According to Quality Mortgage Services, citing data derived from its Mortgage Analysis Review Software used for post-closing audits, the quality of mortgage underwriting continues to improve.
According to the firm's latest data, loan eligibility shifted from 96.66% in the second half of 2012 to 96.44% in the first half of 2013.
In addition, repurchase potential, or the risk of the ‘dreaded buyback,’ decreased from 6.08% in 2012 to 3.40% this year.
The report also notes a decline in misrepresentation from 0.26% in 2012 to 0.15% in 2013.
The improvement in loan quality comes despite a drop of average credit scores for loans tested for eligibility from 748 in 2012 to 739 this year.
Back ratios favor improvement for borrowers with 23/33 in 2012 to 23/35 for 2013, the firm notes.
Although the data reflect a favorable shift toward borrowers, Tommy A. Duncan, CEO of Quality Mortgage Services, warns ‘There may be a shift in risk and eligibility validations as the market moves into a dominant purchase and first-time home buyer market.

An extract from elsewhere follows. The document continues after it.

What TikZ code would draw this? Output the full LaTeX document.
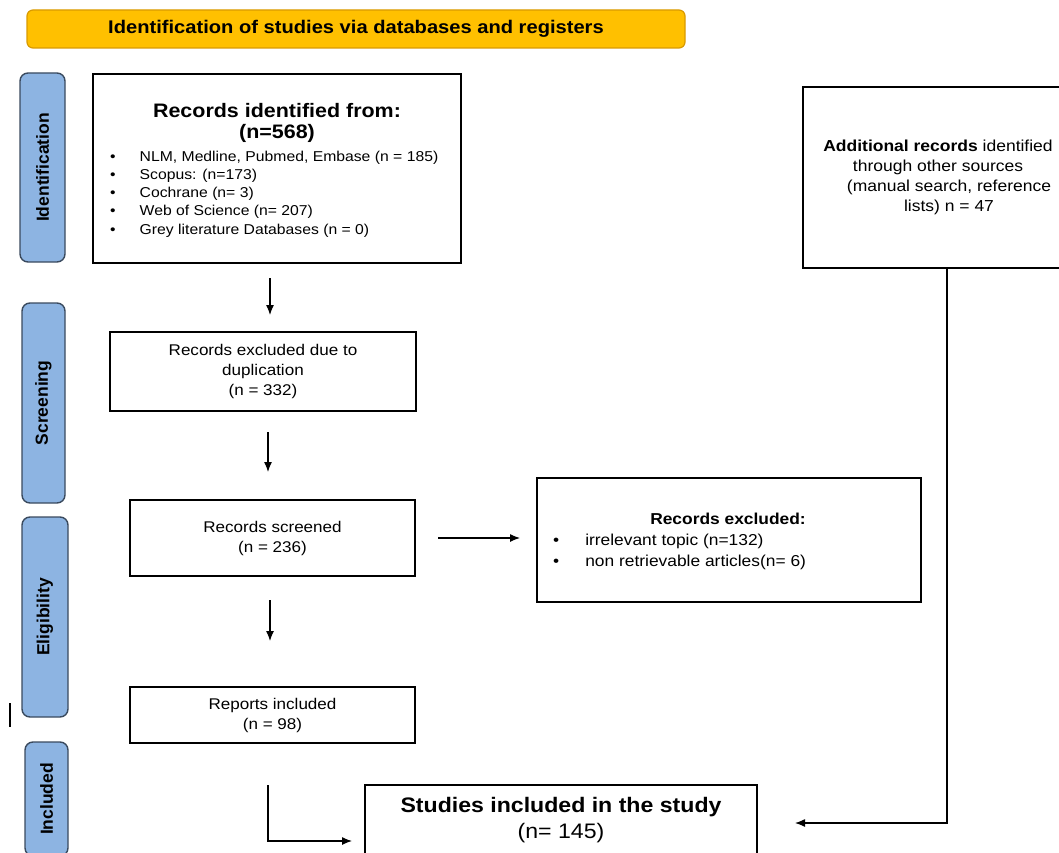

‘Although this data helps us predict shifts in the industry, quality control programs should continue to validate income, employment and complex tax returns,’ Duncan adds.
The firm notes that quality control audits for first time home buyers are challenging due to the fact that lenders need to show a consistency in income for at least two years. Also, this buyer usually requires additional sourcing in the form of a ‘gift,’ which will then increase high ratios.